🤖 AI Summary
This work addresses the challenge of manually designing reward functions for reinforcement learning in complex, high-fidelity environments—exemplified by *Gran Turismo 7*—where hand-crafted rewards are brittle and labor-intensive. We propose the first end-to-end, text-driven automatic reward design framework. Methodologically, it uniquely integrates (i) large language models (LLMs) to generate executable, differentiable reward functions from natural language instructions (e.g., “aggressive overtaking” or “energy-efficient cornering”), (ii) vision-language models (VLMs) to perform fine-grained preference assessment of driving behaviors from visual observations, and (iii) iterative human-in-the-loop feedback to refine reward modeling—without manual hyperparameter tuning. The resulting policies exhibit strong performance: trained agents approach the skill level of the champion-level GT Sophy agent. Experiments demonstrate the framework’s effectiveness and generalization capability in real-world, high-dimensional continuous control tasks.
📝 Abstract
When designing reinforcement learning (RL) agents, a designer communicates the desired agent behavior through the definition of reward functions - numerical feedback given to the agent as reward or punishment for its actions.
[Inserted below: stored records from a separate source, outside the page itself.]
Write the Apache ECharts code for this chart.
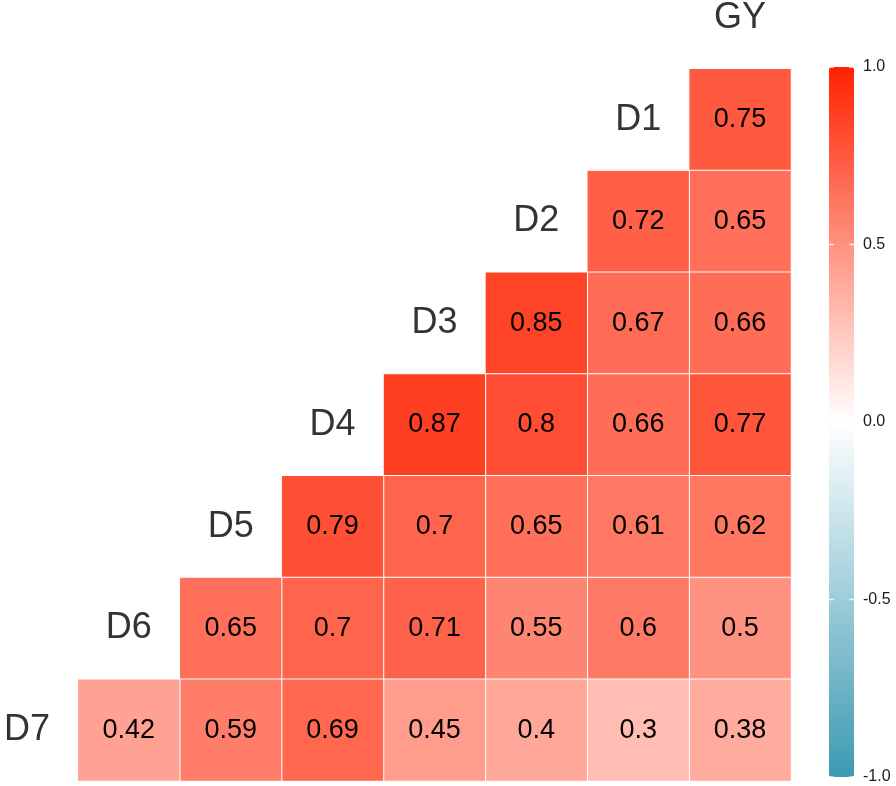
<!DOCTYPE html>
<html>
<head>
<meta charset="utf-8">
<script src="https://cdn.jsdelivr.net/npm/echarts@6/dist/echarts.min.js"></script>
<style>
  html, body { margin: 0; padding: 0; background: #fff; }
  #main { width: 896px; height: 786px; }
</style>
</head>
<body>
<div id="main"></div>
<script>
// variables, top to bottom on the diagonal
let vars = ["GY", "D1", "D2", "D3", "D4", "D5", "D6", "D7"];
// lower triangle: row i holds cor(vars[i], vars[0..i-1])
let rowD1 = [0.75];
let rowD2 = [0.65, 0.72];
let rowD3 = [0.66, 0.67, 0.85];
let rowD4 = [0.77, 0.66, 0.8, 0.87];
let rowD5 = [0.62, 0.61, 0.65, 0.7, 0.79];
let rowD6 = [0.5, 0.6, 0.55, 0.71, 0.7, 0.65];
let rowD7 = [0.38, 0.3, 0.4, 0.45, 0.69, 0.59, 0.42];
let colorbarTicks = [-1, -0.5, 0, 0.5, 1];

let rows = [[], rowD1, rowD2, rowD3, rowD4, rowD5, rowD6, rowD7];
// x runs D7 ... GY so the diagonal goes from bottom-left to top-right
let xCats = vars.slice().reverse();
let yCats = vars.slice();

let cells = [];
rows.forEach(function (r, i) {
  r.forEach(function (v, j) {
    cells.push([vars[j], vars[i], v]);
  });
});
let diag = vars.map(function (v) { return [v, v]; });

// little white notches on both edges of the colour bar
let notches = [];
colorbarTicks.forEach(function (t) {
  notches.push([0, t]);
  notches.push([1, t]);
});

let font = "'Liberation Sans', Arial, sans-serif";
let chart = echarts.init(document.getElementById("main"));
let option = {
  backgroundColor: "#fff",
  animation: false,
  grid: [
    // the label row/column sit partly outside the canvas
    { left: -24, top: -33, width: 815, height: 814, outerBoundsMode: "none" },
    // colorbar ticks/labels
    { left: 829, top: 67, width: 25, height: 710, outerBoundsMode: "none" }
  ],
  xAxis: [
    { type: "category", data: xCats, show: false, gridIndex: 0 },
    { type: "value", show: false, gridIndex: 1, min: 0, max: 1 }
  ],
  yAxis: [
    { type: "category", data: yCats, inverse: true, show: false, gridIndex: 0 },
    {
      type: "value", gridIndex: 1, position: "right",
      min: -1, max: 1, interval: 0.5,
      axisLine: { show: false },
      axisTick: { show: false },
      axisLabel: {
        margin: 9, fontSize: 16, color: "#1a1a1a", fontFamily: font,
        formatter: function (v) {
          return colorbarTicks.indexOf(v) >= 0 ? v.toFixed(1) : "";
        }
      },
      splitLine: { show: false }
    }
  ],
  visualMap: {
    type: "continuous",
    min: -1,
    max: 1,
    dimension: 2,
    seriesIndex: 0,
    calculable: false,
    hoverLink: false,
    orient: "vertical",
    left: 829,
    top: 67,
    padding: 0,
    itemWidth: 25,
    itemHeight: 710,
    inRange: { color: ["#3B9AB2", "#FFFFFF", "#FF2200"] }
  },
  series: [
    {
      type: "heatmap",
      xAxisIndex: 0,
      yAxisIndex: 0,
      data: cells,
      itemStyle: { borderColor: "#fff", borderWidth: 1 },
      label: {
        show: true,
        fontSize: 27,
        color: "#000",
        fontFamily: font,
        formatter: function (p) { return String(p.value[2]); }
      },
      emphasis: { disabled: true }
    },
    {
      type: "scatter",
      xAxisIndex: 0,
      yAxisIndex: 0,
      data: diag,
      symbolSize: 0,
      label: {
        show: true,
        position: "inside",
        fontSize: 36,
        color: "#000",
        fontFamily: font,
        formatter: function (p) { return p.value[1]; }
      }
    },
    {
      type: "scatter",
      xAxisIndex: 1,
      yAxisIndex: 1,
      data: notches,
      z: 20,
      clip: false,
      symbol: "rect",
      symbolSize: [10, 1.5],
      itemStyle: { color: "#fff" },
      silent: true
    }
  ]
};
chart.setOption(option);
</script>
</body>
</html>
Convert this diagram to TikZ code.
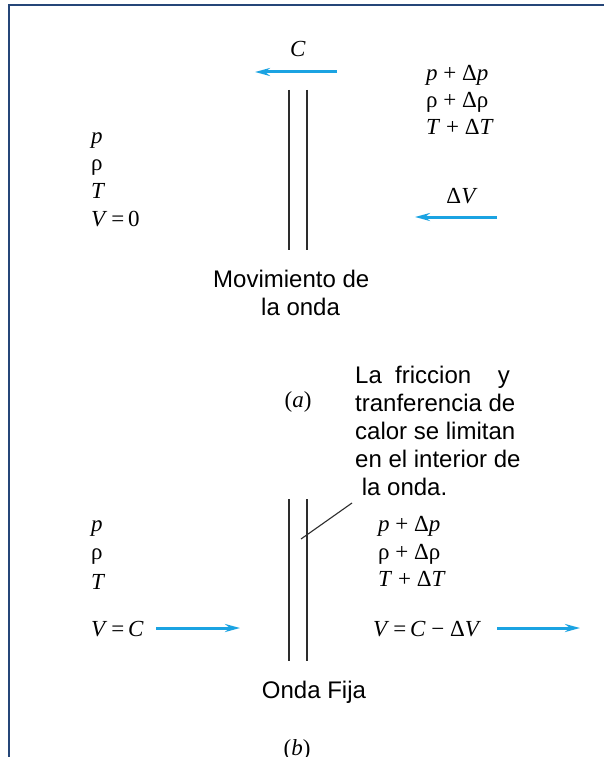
\documentclass[tikz,border=0pt]{standalone}
\usepackage{fontspec}
\setmainfont{Liberation Sans}
\newfontfamily\eqfont{Liberation Serif}
\usetikzlibrary{arrows.meta}
\definecolor{framecol}{RGB}{37,70,120}
\definecolor{flowcol}{RGB}{27,163,226}
\definecolor{wavecol}{RGB}{45,45,45}
\tikzset{
  flow/.style={color=flowcol,line width=3pt,-{Stealth[length=15pt,width=8pt,inset=5pt]}},
  wave/.style={color=wavecol,line width=1.5pt},
  lbl/.style={font=\fontsize{24}{28}\selectfont,inner sep=0pt},
  sym/.style={font=\eqfont\fontsize{23}{28}\selectfont,inner sep=0pt,anchor=base west},
}

\begin{document}
\begin{tikzpicture}[scale=1.000000,x=1pt,y=-1pt]
\useasboundingbox (0.000000,0.000000) rectangle (604.000000,757.000000);
\fill[white] (0.000000,0.000000) rectangle (604.000000,757.000000);
% Drawing frame
\draw[color=framecol,line width=2.5pt] (9.000000,757.000000) -- (9.000000,5.000000) -- (604.000000,5.000000);
% Part (a): wave moving to the left
\node[sym,anchor=center] (cA) at (298.000000,49.000000) {\textit{C}};
\coordinate (cAtail) at (337.000000,72.000000);
\coordinate (cAhead) at (255.000000,72.000000);
\draw[flow] (cAtail) -- (cAhead);
\coordinate (frontAlt) at (289.000000,90.000000);
\coordinate (frontAlb) at (289.000000,250.000000);
\coordinate (frontArt) at (307.000000,90.000000);
\coordinate (frontArb) at (307.000000,250.000000);
\draw[wave] (frontAlt) -- (frontAlb);
\draw[wave] (frontArt) -- (frontArb);
% still gas ahead of the wave
\node[sym] (pA) at (91.000000,143.000000) {\textit{p}};
\node[sym] (rhoA) at (91.000000,170.000000) {ρ};
\node[sym] (tA) at (91.000000,198.000000) {\textit{T}};
\node[sym] (vA) at (91.000000,226.000000) {\textit{V}\,=\,0};
% gas behind the wave
\node[sym] (dpA) at (426.000000,81.000000) {\textit{p} + Δ\textit{p}};
\node[sym] (drhoA) at (426.000000,108.000000) {ρ + Δρ};
\node[sym] (dtA) at (426.000000,135.000000) {\textit{T} + Δ\textit{T}};
\node[sym,anchor=center] (dvA) at (462.000000,196.000000) {Δ\textit{V}};
\coordinate (dvAtail) at (497.000000,217.000000);
\coordinate (dvAhead) at (415.000000,217.000000);
\draw[flow] (dvAtail) -- (dvAhead);
\node[lbl,align=left,anchor=north west] (moveA) at (213.000000,270.000000) {Movimiento de\\\hspace*{48pt}la onda};
\node[sym,anchor=center] (capA) at (298.000000,402.000000) {(\textit{a})};
% Part (b): wave held fixed
\node[lbl,align=left,anchor=north west] (noteB) at (355.000000,366.000000) {La\ \ friccion\ \ \ \ y\\tranferencia de\\calor se limitan\\en el interior de\\\ la onda.};
\coordinate (noteBend) at (352.000000,503.000000);
\coordinate (noteBtip) at (301.000000,539.000000);
\draw[color=wavecol,line width=1.1pt] (noteBend) -- (noteBtip);
\coordinate (frontBlt) at (289.000000,499.000000);
\coordinate (frontBlb) at (289.000000,661.000000);
\coordinate (frontBrt) at (307.000000,499.000000);
\coordinate (frontBrb) at (307.000000,661.000000);
\draw[wave] (frontBlt) -- (frontBlb);
\draw[wave] (frontBrt) -- (frontBrb);
\node[sym] (pB) at (91.000000,531.000000) {\textit{p}};
\node[sym] (rhoB) at (91.000000,559.000000) {ρ};
\node[sym] (tB) at (91.000000,589.000000) {\textit{T}};
\node[sym] (vB) at (91.000000,636.000000) {\textit{V}\,=\,\textit{C}};
\coordinate (vBtail) at (156.000000,628.000000);
\coordinate (vBhead) at (240.000000,628.000000);
\draw[flow] (vBtail) -- (vBhead);
\node[sym] (dpB) at (378.000000,531.000000) {\textit{p} + Δ\textit{p}};
\node[sym] (drhoB) at (378.000000,559.000000) {ρ + Δρ};
\node[sym] (dtB) at (378.000000,586.000000) {\textit{T} + Δ\textit{T}};
\node[sym] (dvB) at (373.000000,636.000000) {\textit{V}\,=\,\textit{C} − Δ\textit{V}};
\coordinate (dvBtail) at (497.000000,628.000000);
\coordinate (dvBhead) at (580.000000,628.000000);
\draw[flow] (dvBtail) -- (dvBhead);
\node[lbl,anchor=center] (fixB) at (314.000000,692.000000) {Onda Fija};
\node[sym,anchor=center] (capB) at (297.000000,750.000000) {(\textit{b})};
% Done
\end{tikzpicture}
\end{document}
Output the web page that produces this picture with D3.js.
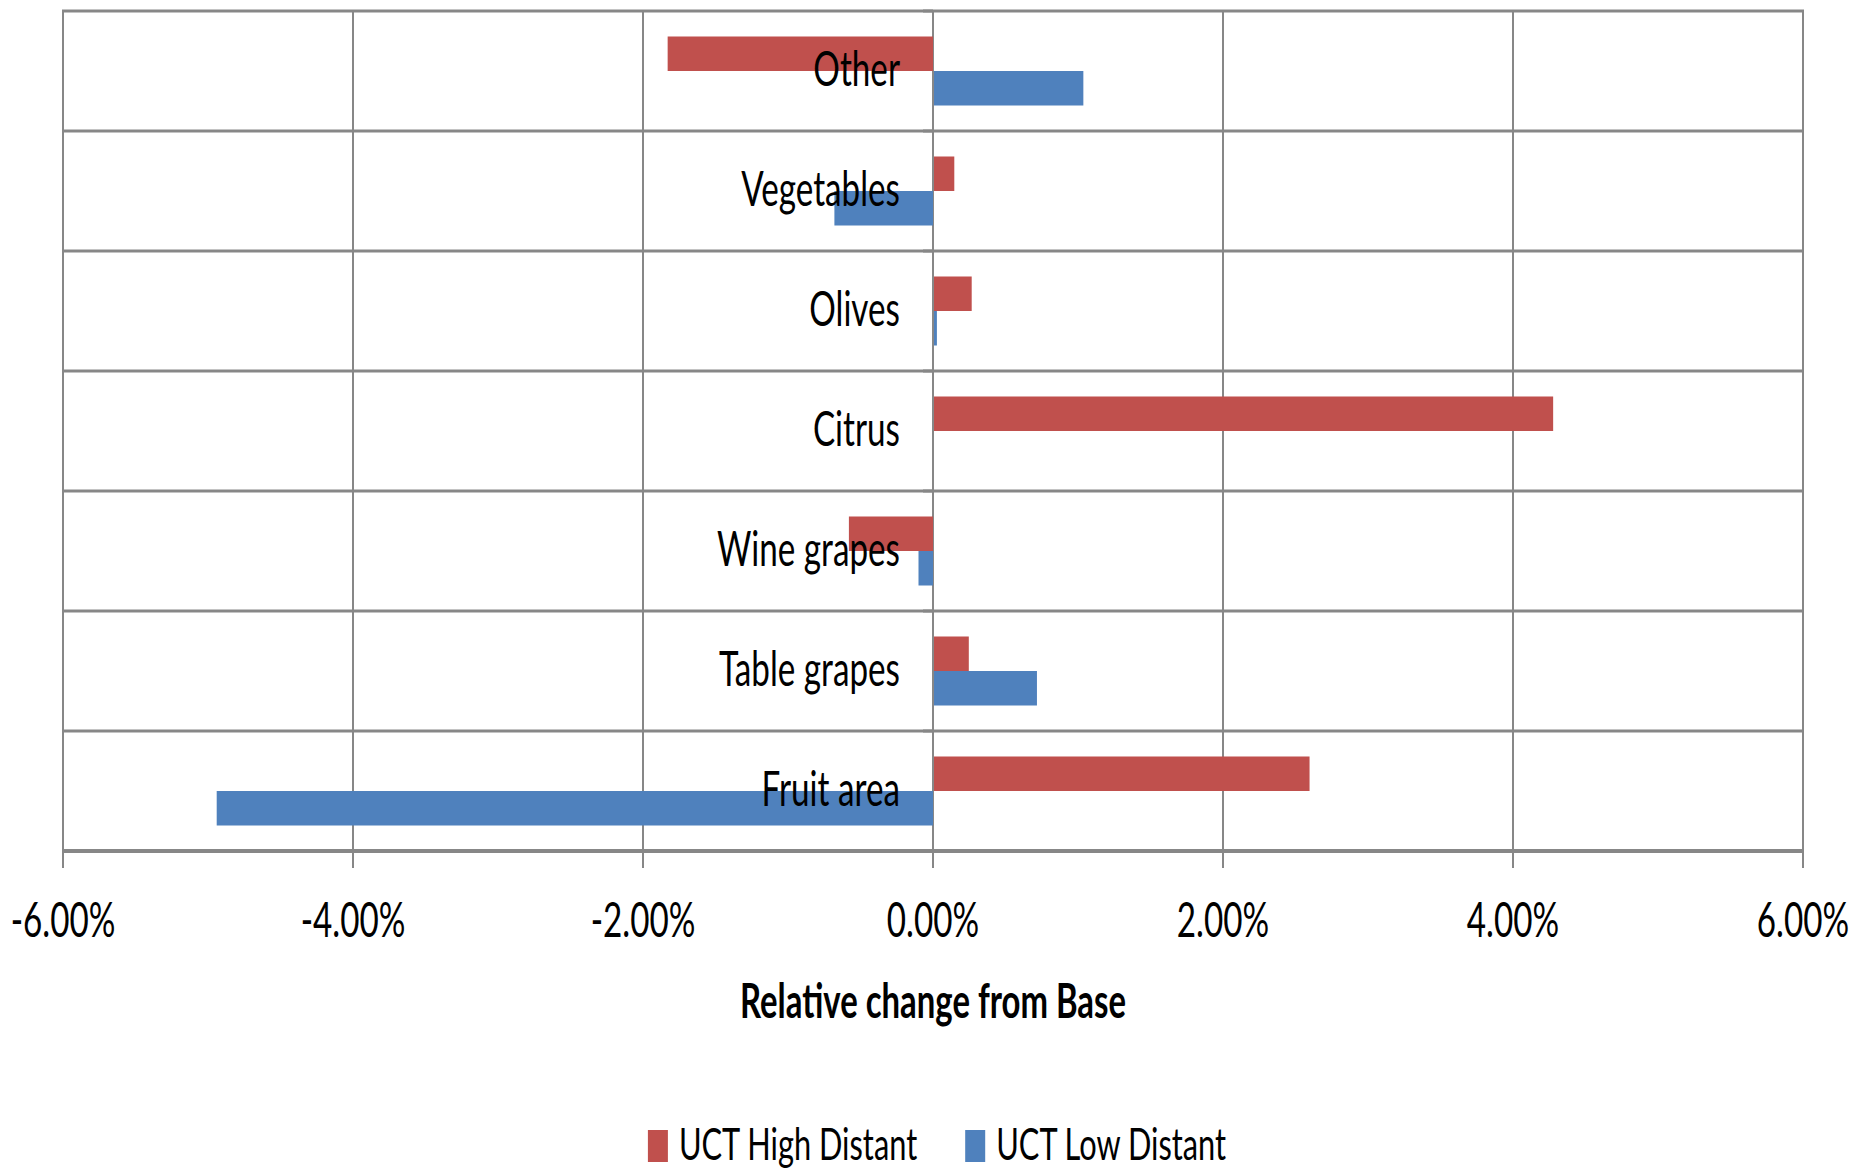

However, mapping desired behaviors to reward functions can be a difficult process, especially in complex environments such as autonomous racing. In this paper, we demonstrate how current foundation models can effectively search over a space of reward functions to produce desirable RL agents for the Gran Turismo 7 racing game, given only text-based instructions. Through a combination of LLM-based reward generation, VLM preference-based evaluation, and human feedback we demonstrate how our system can be used to produce racing agents competitive with GT Sophy, a champion-level RL racing agent, as well as generate novel behaviors, paving the way for practical automated reward design in real world applications.